The next day I received a text from another Twitter friend of mine. He and a few others wanted to track down Ryan’s wife. They were worried for her and their kids, and wanted to make sure she knew what was going on in his online world. I agreed to help them look for her.

Between the five of us, it didn’t take us very long to realize that we were not going to find Ryan’s wife. After a few hours, we realized we weren’t going to find Ryan, either — because Ryan, we discovered when we finally confronted him, was a 21-year-old woman who had first created this fake identity eight years ago. She wanted to write about baseball, she said, and all the bylines she saw at the sites she read belonged to men older than herself. So she became one. We had all fallen prey to a long con.

What followed felt almost like a dream. I messaged a few women I knew who had similar relationships with Ryan so they wouldn’t be blindsided, then I posted something on Twitter about how this baseball writer I’d befriended had been a figment of someone else’s imagination. The retweets started off slowly, and then became a hurricane. My DMs filled with publications reaching out for interviews. I chose to do one, with Deadspin, because I trusted the writer. I began getting emails from producers at the show Catfish.

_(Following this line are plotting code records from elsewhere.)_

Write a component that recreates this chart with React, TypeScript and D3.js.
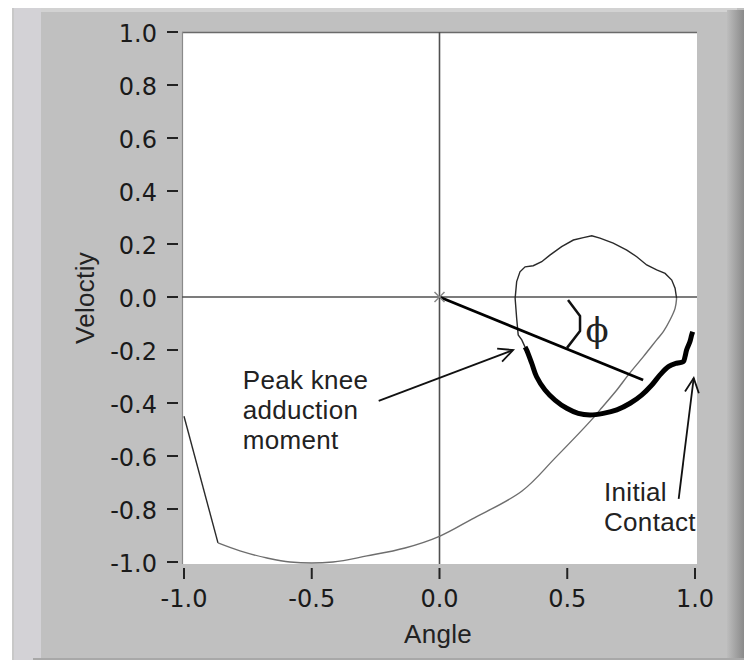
import React from "react";
import * as d3 from "d3";

const xTicks = [-1.0, -0.5, 0.0, 0.5, 1.0];
const yTicks = [1.0, 0.8, 0.6, 0.4, 0.2, 0.0, -0.2, -0.4, -0.6, -0.8, -1.0];

// thin trajectory: swing arc (gray)
const swingArc: [number, number][] = [
  [-1.0, -0.45], [-0.867, -0.928], [-0.781, -0.958], [-0.675, -0.985], [-0.585, -1.0],
  [-0.417, -1.0], [-0.284, -0.977], [-0.135, -0.947], [0.002, -0.902], [0.127, -0.838],
  [0.323, -0.732], [0.452, -0.608], [0.601, -0.457], [0.628, -0.426], [0.694, -0.351],
  [0.739, -0.294], [0.798, -0.225], [0.85, -0.162], [0.876, -0.131], [0.902, -0.087],
  [0.922, -0.043], [0.928, -0.005],
];
// thin trajectory: upper loop
const loop: [number, number][] = [
  [0.928, -0.005], [0.922, 0.033], [0.909, 0.064], [0.883, 0.089], [0.85, 0.102],
  [0.811, 0.121], [0.772, 0.152], [0.733, 0.177], [0.68, 0.203], [0.628, 0.222],
  [0.596, 0.231], [0.563, 0.224], [0.524, 0.215], [0.478, 0.19], [0.432, 0.158],
  [0.4, 0.133], [0.367, 0.118], [0.335, 0.114], [0.315, 0.095], [0.302, 0.058],
  [0.296, -0.005], [0.302, -0.08], [0.308, -0.143], [0.322, -0.162], [0.335, -0.189],
];
// thick trajectory: stance
const stance: [number, number][] = [
  [0.335, -0.189], [0.341, -0.2], [0.361, -0.25], [0.38, -0.301], [0.413, -0.351],
  [0.452, -0.389], [0.498, -0.42], [0.543, -0.439], [0.589, -0.445], [0.641, -0.439],
  [0.694, -0.426], [0.746, -0.401], [0.791, -0.37], [0.831, -0.332], [0.863, -0.294],
  [0.896, -0.263], [0.928, -0.25], [0.954, -0.244], [0.961, -0.225], [0.967, -0.2],
  [0.98, -0.169], [0.987, -0.143], [0.991, -0.131],
];
const phaseVector: [number, number][] = [[0, 0], [0.797, -0.313]];
const phiBracket: [number, number][] = [[0.503, -0.011], [0.55, -0.072], [0.55, -0.128], [0.499, -0.192]];
const peakArrow: [number, number][] = [[-0.238, -0.392], [0.288, -0.2]];
const contactArrow: [number, number][] = [[0.936, -0.762], [0.995, -0.306]];
const peakLabel = ["Peak knee", "adduction", "moment"];
const contactLabel = ["Initial", "Contact"];

const W = 744, H = 662;
const x = d3.scaleLinear().domain([-1, 1]).range([184, 695]);
const y = d3.scaleLinear().domain([-1, 1]).range([562, 32]);
const line = d3.line<[number, number]>().x((d) => x(d[0])).y((d) => y(d[1]));
const smooth = d3.line<[number, number]>().x((d) => x(d[0])).y((d) => y(d[1])).curve(d3.curveCatmullRom.alpha(0.5));
const fmt = (t: number) => d3.format(".1f")(t).replace("\u2212", "-");

function arrowHead(p: [number, number][]) {
  const [a, b] = p;
  const x1 = x(a[0]), y1 = y(a[1]), x2 = x(b[0]), y2 = y(b[1]);
  const ang = Math.atan2(y2 - y1, x2 - x1);
  const L = 16, s = 0.45;
  const p1 = [x2 - L * Math.cos(ang - s), y2 - L * Math.sin(ang - s)];
  const p2 = [x2 - L * Math.cos(ang + s), y2 - L * Math.sin(ang + s)];
  return `M${p1[0]},${p1[1]}L${x2},${y2}L${p2[0]},${p2[1]}`;
}

export default function App() {
  const tickFont = "'DejaVu Sans', Verdana, sans-serif";
  const textFont = "'Liberation Sans', Arial, sans-serif";
  const ox = x(0), oy = y(0);
  return (
    <div style={{ position: "absolute", left: 0, top: 0 }}>
      <svg width={W} height={H} style={{ display: "block", background: "#fff" }}>
        <defs>
          <linearGradient id="rg" x1="0" x2="1" y1="0" y2="0">
            <stop offset="0" stopColor="#bdbdbd" />
            <stop offset="1" stopColor="#8a8a8a" />
          </linearGradient>
        </defs>
        {/* frame */}
        <rect x={12} y={8} width={732} height={652} fill="#c0c0c0" />
        <rect x={12} y={8} width={725} height={4} fill="#d2d2d2" />
        <rect x={12} y={8} width={2} height={652} fill="#c8c8c8" />
        <rect x={14} y={8} width={27} height={652} fill="#d3d2d6" />
        <rect x={727} y={10} width={17} height={650} fill="url(#rg)" />
        <rect x={33} y={658} width={711} height={2} fill="#a8a8a8" />
        {/* plot area */}
        <rect x={182} y={32} width={515} height={532} fill="#fff" />
        <line x1={182} x2={697} y1={32.5} y2={32.5} stroke="#6a6a6a" strokeWidth={1.5} />
        <line x1={182.5} x2={182.5} y1={32} y2={564} stroke="#8a8a8a" strokeWidth={1.2} />
        {/* axis lines through origin */}
        <line x1={182} x2={697} y1={oy} y2={oy} stroke="#505050" strokeWidth={1.6} />
        <line x1={ox} x2={ox} y1={32} y2={564} stroke="#505050" strokeWidth={1.6} />
        {/* y ticks */}
        {yTicks.map((t) => (
          <g key={"y" + t}>
            <line x1={167} x2={178} y1={y(t)} y2={y(t)} stroke="#222" strokeWidth={2} />
            <text x={157} y={y(t) + 9.5} textAnchor="end" fontFamily={tickFont} fontSize={24} fill="#1a1a1a">
              {fmt(t)}
            </text>
          </g>
        ))}
        {/* x ticks */}
        {xTicks.map((t) => (
          <g key={"x" + t}>
            <line x1={x(t)} x2={x(t)} y1={568} y2={579} stroke="#222" strokeWidth={2} />
            <text x={x(t)} y={607} textAnchor="middle" fontFamily={tickFont} fontSize={24} fill="#1a1a1a">
              {fmt(t)}
            </text>
          </g>
        ))}
        {/* axis titles */}
        <text x={438} y={643} textAnchor="middle" fontFamily={textFont} fontSize={26} letterSpacing={0.3} fill="#222">
          Angle
        </text>
        <text transform="translate(94,298) rotate(-90)" textAnchor="middle" fontFamily={textFont} fontSize={26} letterSpacing={0.3} fill="#222">
          Veloctiy
        </text>
        {/* data */}
        <path d={line(swingArc.slice(0, 2)) || ""} fill="none" stroke="#2a2a2a" strokeWidth={1.4} />
        <path d={smooth(swingArc.slice(1)) || ""} fill="none" stroke="#6e6e6e" strokeWidth={1.4} />
        <path d={line(loop) || ""} fill="none" stroke="#2a2a2a" strokeWidth={1.4} />
        <path d={smooth(stance) || ""} fill="none" stroke="#000" strokeWidth={5} strokeLinejoin="round" />
        <path d={line(phaseVector) || ""} fill="none" stroke="#000" strokeWidth={2.8} />
        <path d={line(phiBracket) || ""} fill="none" stroke="#111" strokeWidth={2.5} strokeLinejoin="round" />
        <text x={x(0.617)} y={y(-0.17)} textAnchor="middle" fontFamily="'DejaVu Serif', serif" fontSize={34} fill="#222">
          ϕ
        </text>
        {/* origin marker */}
        <path d={`M${ox - 5},${oy - 5}L${ox + 5},${oy + 5}M${ox - 5},${oy + 5}L${ox + 5},${oy - 5}`} stroke="#888" strokeWidth={1.5} />
        {/* annotations */}
        <path d={line(peakArrow) || ""} fill="none" stroke="#111" strokeWidth={1.8} />
        <path d={arrowHead(peakArrow)} fill="none" stroke="#111" strokeWidth={1.8} />
        <path d={line(contactArrow) || ""} fill="none" stroke="#111" strokeWidth={1.8} />
        <path d={arrowHead(contactArrow)} fill="none" stroke="#111" strokeWidth={1.8} />
        {peakLabel.map((s, i) => (
          <text key={s} x={x(-0.77)} y={y(-0.347 - i * 0.113)} fontFamily={textFont} fontSize={26} letterSpacing={0.3} fill="#222">
            {s}
          </text>
        ))}
        {contactLabel.map((s, i) => (
          <text key={s} x={x(0.644)} y={y(-0.77 - i * 0.113)} fontFamily={textFont} fontSize={26} letterSpacing={0.3} fill="#222">
            {s}
          </text>
        ))}
      </svg>
    </div>
  );
}
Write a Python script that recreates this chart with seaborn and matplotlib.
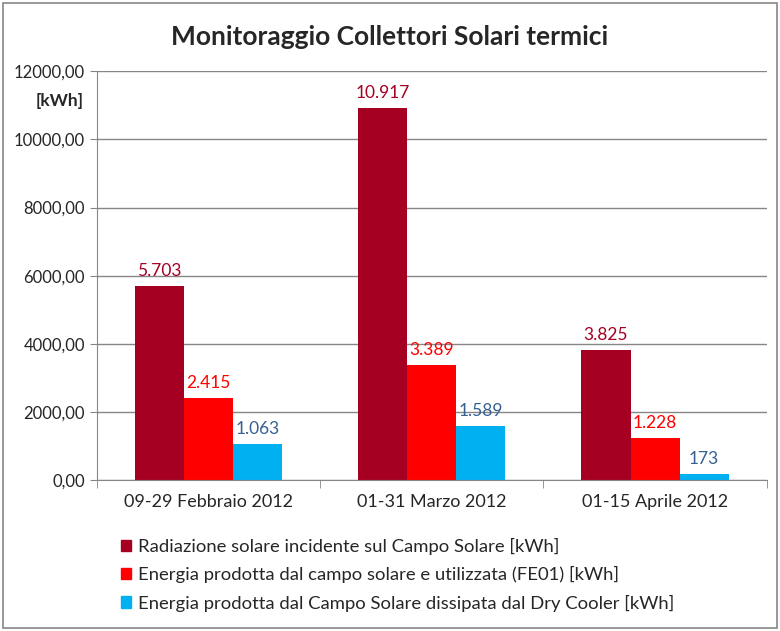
import matplotlib
matplotlib.use("Agg")
import matplotlib.pyplot as plt
from matplotlib.patches import Rectangle
import seaborn as sns
import pandas as pd

# dati
periodi = ['09-29 Febbraio 2012', '01-31 Marzo 2012', '01-15 Aprile 2012']
serie = ['Radiazione solare incidente sul Campo Solare [kWh]',
         'Energia prodotta dal campo solare e utilizzata (FE01) [kWh]',
         'Energia prodotta dal Campo Solare dissipata dal Dry Cooler [kWh]']
radiazione = [5703, 10917, 3825]
utilizzata = [2415, 3389, 1228]
dissipata = [1063, 1589, 173]
y_ticks = [0, 2000, 4000, 6000, 8000, 10000, 12000]

colori = ['#A50021', '#FF0000', '#00B0F0']
colori_etichette = ['#A50021', '#FF0000', '#376092']

righe = []
for s, valori in zip(serie, [radiazione, utilizzata, dissipata]):
    for p, v in zip(periodi, valori):
        righe.append({'Periodo': p, 'Serie': s, 'Valore': v})
df = pd.DataFrame(righe)

sns.set_style('white')
plt.rcParams['font.family'] = ['Lato', 'DejaVu Sans']

fig = plt.figure(figsize=(7.8, 6.31), dpi=100)
ax = fig.add_axes([0.124, 0.239, 0.859, 0.648])

sns.barplot(data=df, x='Periodo', y='Valore', hue='Serie', order=periodi,
            hue_order=serie, palette=colori, width=0.66, gap=0,
            saturation=1, errorbar=None, ax=ax, legend=False,
            linewidth=0, edgecolor='none')

# etichette dati
for cont, col in zip(ax.containers, colori_etichette):
    etichette = [f'{int(v):,}'.replace(',', '.') for v in cont.datavalues]
    ax.bar_label(cont, labels=etichette, color=col, fontsize=12.5, padding=5)

ax.set_ylim(0, 12000)
ax.set_yticks(y_ticks)
ax.set_yticklabels([f'{t},00' for t in y_ticks], fontsize=12)
ax.set_xlim(-0.5, 2.5)
ax.set_xlabel('')
ax.set_ylabel('')
ax.tick_params(axis='x', labelsize=13, length=0, pad=10)
ax.tick_params(axis='y', length=5, color='#868686', direction='out', left=True)
ax.yaxis.grid(True, color='#868686', linewidth=1)
ax.set_axisbelow(True)
for lato in ['top', 'right']:
    ax.spines[lato].set_visible(False)
for lato in ['left', 'bottom']:
    ax.spines[lato].set_color('#868686')
# tacche ai confini delle categorie
ax.set_xticks([-0.5, 0.5, 1.5, 2.5], minor=True)
ax.tick_params(axis='x', which='minor', length=6, color='#868686', direction='out', bottom=True)

fig.text(0.5, 0.941, 'Monitoraggio Collettori Solari termici', ha='center', va='center',
         fontsize=19, fontweight='bold')
fig.text(0.107, 0.84, '[kWh]', ha='right', va='center', fontsize=12.5, fontweight='bold')

# legenda
maniglie = [Rectangle((0, 0), 1, 1, color=c) for c in colori]
fig.legend(maniglie, serie, loc='upper left', bbox_to_anchor=(0.155, 0.148),
           frameon=False, fontsize=13.3, handlelength=0.55, handleheight=0.55,
           handletextpad=0.4, labelspacing=0.62, borderaxespad=0, borderpad=0)

# bordo esterno
fig.patches.append(Rectangle((0.004, 0.005), 0.992, 0.99, transform=fig.transFigure,
                             fill=False, edgecolor='#868686', linewidth=1.2))

fig.savefig('out.png', dpi=100)
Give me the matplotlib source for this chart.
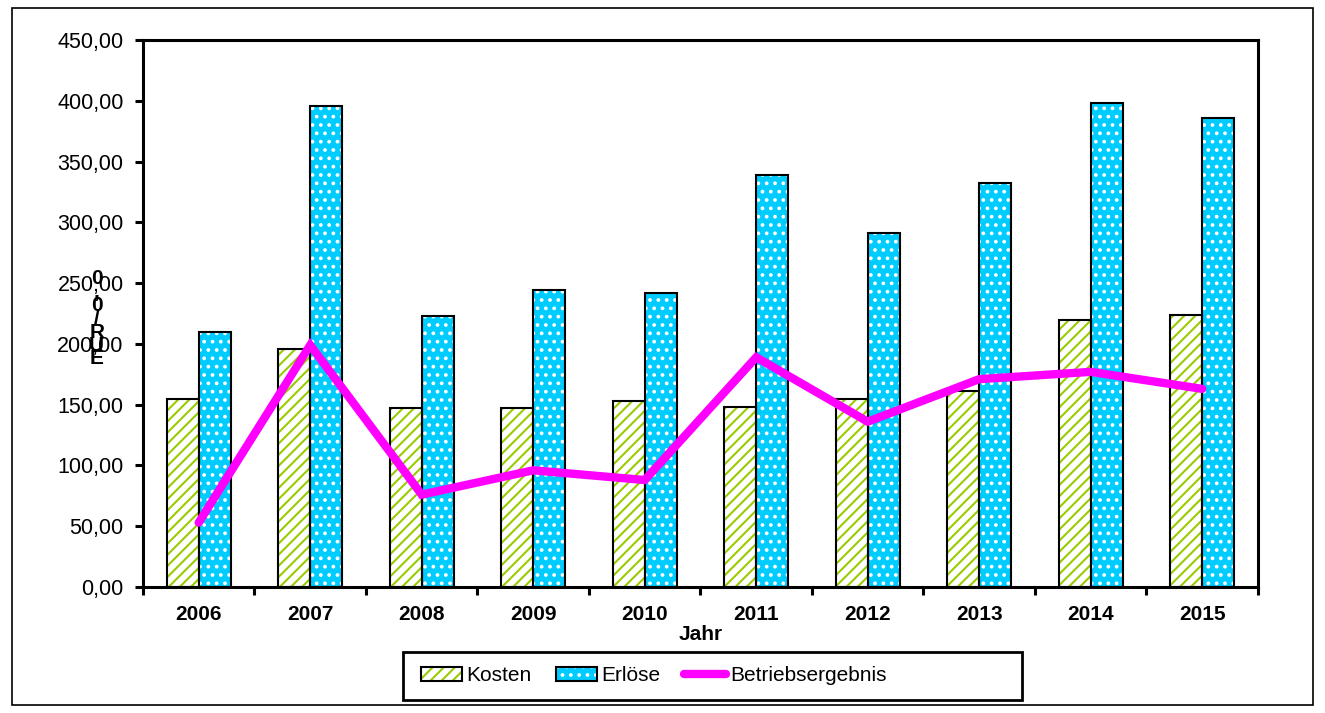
import matplotlib
matplotlib.use('Agg')
import matplotlib.pyplot as plt
from matplotlib.patches import Patch, Rectangle
from matplotlib.lines import Line2D
from matplotlib.legend_handler import HandlerTuple
import numpy as np

jahre = ['2006', '2007', '2008', '2009', '2010', '2011', '2012', '2013', '2014', '2015']
kosten = [155, 196, 147, 147, 153, 148, 155, 161, 220, 224]
erloese = [210, 396, 223, 244, 242, 339, 291, 332, 398, 386]
ergebnis = [53, 199, 76, 96, 88, 189, 136, 171, 177, 163]
yticks = [0, 50, 100, 150, 200, 250, 300, 350, 400, 450]

plt.rcParams['font.family'] = ['Liberation Sans', 'DejaVu Sans']
plt.rcParams['hatch.linewidth'] = 1.5

green = '#99cc00'
cyan = '#00ccff'
magenta = '#ff00ff'

fig = plt.figure(figsize=(13.25, 7.13), dpi=100)
ax = fig.add_axes([0.1079, 0.1767, 0.8415, 0.7672])

x = np.arange(len(jahre))
w = 0.286

# bars: hatch layer first, then black outline on top
ax.bar(x - w / 2, kosten, w, color='white', edgecolor=green, hatch='///', linewidth=0, zorder=2)
ax.bar(x - w / 2, kosten, w, fill=False, edgecolor='black', linewidth=1.5, zorder=3)
ax.bar(x + w / 2, erloese, w, color=cyan, edgecolor='white', hatch='..', linewidth=0, zorder=2)
ax.bar(x + w / 2, erloese, w, fill=False, edgecolor='black', linewidth=1.5, zorder=3)

ax.plot(x, ergebnis, color=magenta, linewidth=6, solid_capstyle='round',
        solid_joinstyle='miter', zorder=4)

ax.set_xlim(-0.5, len(jahre) - 0.5)
ax.set_ylim(0, 450)
ax.set_yticks(yticks)
ax.set_yticklabels(['%d,00' % v for v in yticks], fontsize=15.5)

ax.set_xticks(np.arange(len(jahre) + 1) - 0.5)
ax.set_xticklabels([])
ax.set_xticks(x, minor=True)
ax.set_xticklabels(jahre, minor=True, fontsize=15, fontweight='bold')
ax.tick_params(axis='x', which='minor', length=0, pad=13)
ax.tick_params(axis='both', which='major', direction='out', length=6, width=2.2)
ax.tick_params(axis='y', pad=8)

for s in ax.spines.values():
    s.set_linewidth(2.2)

ax.set_xlabel('Jahr', fontsize=15, fontweight='bold', labelpad=1)

fig.text(0.073, 0.553, '0\n,\n0\n/\nR\nU\nE', fontsize=15, fontweight='bold',
         ha='center', va='center', linespacing=0.62)

# legend box drawn separately, it is wider than its entries
fig.patches.append(Rectangle((0.3042, 0.0182), 0.4672, 0.0673, transform=fig.transFigure,
                             facecolor='white', edgecolor='black', linewidth=2, zorder=1))

h_k = (Patch(facecolor='white', edgecolor=green, hatch='///', linewidth=0),
       Patch(fill=False, edgecolor='black', linewidth=1.5))
h_e = (Patch(facecolor=cyan, edgecolor='white', hatch='..', linewidth=0),
       Patch(fill=False, edgecolor='black', linewidth=1.5))
h_b = Line2D([], [], color=magenta, linewidth=6, solid_capstyle='round')
leg = fig.legend([h_k, h_e, h_b], ['Kosten', 'Erlöse', 'Betriebsergebnis'],
                 handler_map={tuple: HandlerTuple(ndivide=1)},
                 loc='center left', bbox_to_anchor=(0.3095, 0.052), ncol=3,
                 fontsize=15, handlelength=2.0, handletextpad=0.2,
                 columnspacing=1.15, frameon=False, borderpad=0)

fig.patches.append(Rectangle((0.009, 0.011), 0.982, 0.978, transform=fig.transFigure,
                             fill=False, edgecolor='black', linewidth=1.2))

fig.savefig('out.png', dpi=100)
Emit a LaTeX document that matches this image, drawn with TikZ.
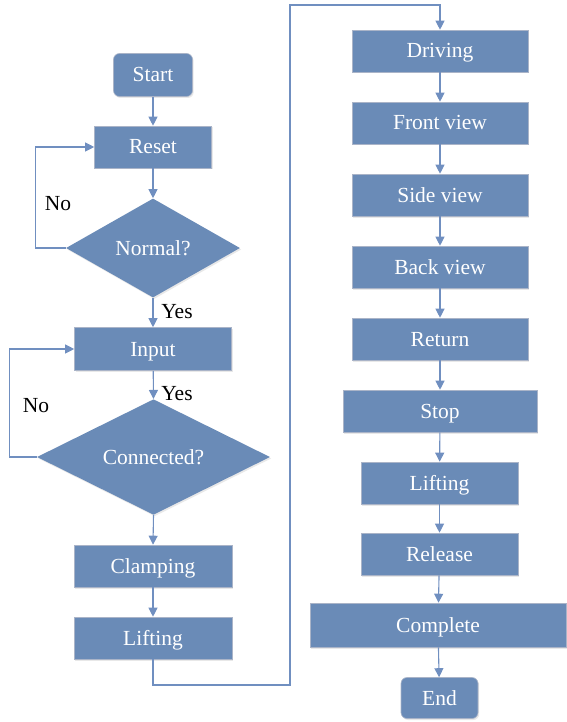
\documentclass[tikz,border=0pt]{standalone}
\usepackage{fontspec}
\setmainfont{Liberation Serif}
\usetikzlibrary{arrows.meta,shapes.geometric,shadows}
\definecolor{boxfill}{RGB}{106,139,183}
\definecolor{boxline}{RGB}{170,180,200}
\definecolor{conn}{RGB}{112,143,192}
\tikzset{
  base/.style={fill=boxfill, draw=boxline, line width=0.6pt, text=white,
    font=\rmfamily\fontsize{21.5}{25}\selectfont, inner sep=0pt,
    text height=14pt, text depth=0pt,
    drop shadow={opacity=0.18, shadow xshift=1.2pt, shadow yshift=-1.5pt}},
  procbox/.style={base, rectangle},
  termbox/.style={base, rectangle, rounded corners=6pt},
  decbox/.style={base, diamond, draw=none},
  conline/.style={draw=conn, line width=1.1pt},
  arr/.style={conline, -{Triangle[length=9pt,width=9pt]}},
  lbl/.style={font=\rmfamily\fontsize{21.5}{25}\selectfont, text=black, inner sep=0pt,
    text height=14pt, text depth=0pt}
}
\begin{document}
\begin{tikzpicture}[x=1pt,y=-1pt]
\useasboundingbox (0,0) rectangle (566,722);
% left column
\node[termbox, minimum width=79, minimum height=43] (start) at (153,75) {Start};
\node[procbox, minimum width=117, minimum height=42] (reset) at (153,147) {Reset};
\node[decbox, minimum width=174, minimum height=99] (normal) at (153,248) {Normal?};
\node[procbox, minimum width=157, minimum height=43] (input) at (153,349) {Input};
\node[decbox, minimum width=233, minimum height=113] (conn) at (153.5,457) {Connected?};
\node[procbox, minimum width=158, minimum height=42] (clamp) at (153,566) {Clamping};
\node[procbox, minimum width=158, minimum height=42] (lift1) at (153,638) {Lifting};
% right column
\node[procbox, minimum width=176, minimum height=42] (drive) at (440,51) {Driving};
\node[procbox, minimum width=176, minimum height=42] (front) at (440,123) {Front view};
\node[procbox, minimum width=176, minimum height=42] (side) at (440,195) {Side view};
\node[procbox, minimum width=176, minimum height=42] (back) at (440,267) {Back view};
\node[procbox, minimum width=176, minimum height=42] (ret) at (440,339) {Return};
\node[procbox, minimum width=194, minimum height=42] (stop) at (440,411) {Stop};
\node[procbox, minimum width=157, minimum height=42] (lift2) at (439.5,483) {Lifting};
\node[procbox, minimum width=157, minimum height=42] (rel) at (439.5,554) {Release};
\node[procbox, minimum width=256, minimum height=44] (comp) at (438,625) {Complete};
\node[termbox, minimum width=77, minimum height=41] (end) at (439.5,698) {End};
% labels
\node[lbl] (no1) at (58,203) {No};
\node[lbl] (yes1) at (177,311) {Yes};
\node[lbl] (no2) at (36,405) {No};
\node[lbl] (yes2) at (177,393) {Yes};
\coordinate (c1) at (290,685);
\coordinate (c2) at (290,5);
% connectors
\draw[arr] (start) -- (reset);
\draw[arr] (reset) -- (normal);
\draw[arr] (normal.west) -- ++(-30,0) |- (reset.west);
\draw[arr] (normal.south) -- (input.north);
\draw[arr] (input) -- (conn.north);
\draw[arr] (conn.west) -- ++(-27,0) |- (input.west);
\draw[arr] (conn.south) -- (clamp.north);
\draw[arr] (clamp) -- (lift1);
\draw[arr] (lift1.south) |- (c1) -- (c2) -| (drive.north);
\draw[arr] (drive) -- (front);
\draw[arr] (front) -- (side);
\draw[arr] (side) -- (back);
\draw[arr] (back) -- (ret);
\draw[arr] (ret) -- (stop);
\draw[arr] (stop) -- (lift2);
\draw[arr] (lift2) -- (rel);
\draw[arr] (rel) -- (comp);
\draw[arr] (comp) -- (end);
\end{tikzpicture}
\end{document}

Things died down soon enough, and so did my anger and my hurt. Processing my own emotions was difficult. I felt an unbelievable sense of loss. I also still felt a strange loyalty to my friend, an inability to fully cut our relationship out of my life. I missed it. Eventually, I worked up the nerve to send “Ryan” a text. Music was one thing we’d often discussed early in our friendship, so I started with an easy opener:

“How did you like the new Taylor Swift album?”

And then we had a conversation, our first real one.

When I went through a bout of acid reflux a few weeks later, I sent “Ryan” another text: What was the stuff she had once recommended I take for it?

We don’t speak nearly as often as we used to, and I still tread carefully in our interactions, constantly questioning what’s real and what’s not. But much of our friendship, I’ve found, was always genuine. I got along with “Ryan” because I get along with the woman pretending to be him.

My new friend feels a lot of guilt and remorse for what she did to me and to so many others, but she also feels relief. Relief that she can finally be herself. She says she’s going to therapy. People always ask me: How do you actually know? How do you know she isn’t still fooling you? The answer is that I don’t. But sometimes what you need after an experience as strange as this is someone to talk to about it, someone who knows exactly what happened. She’s the only one I have who does.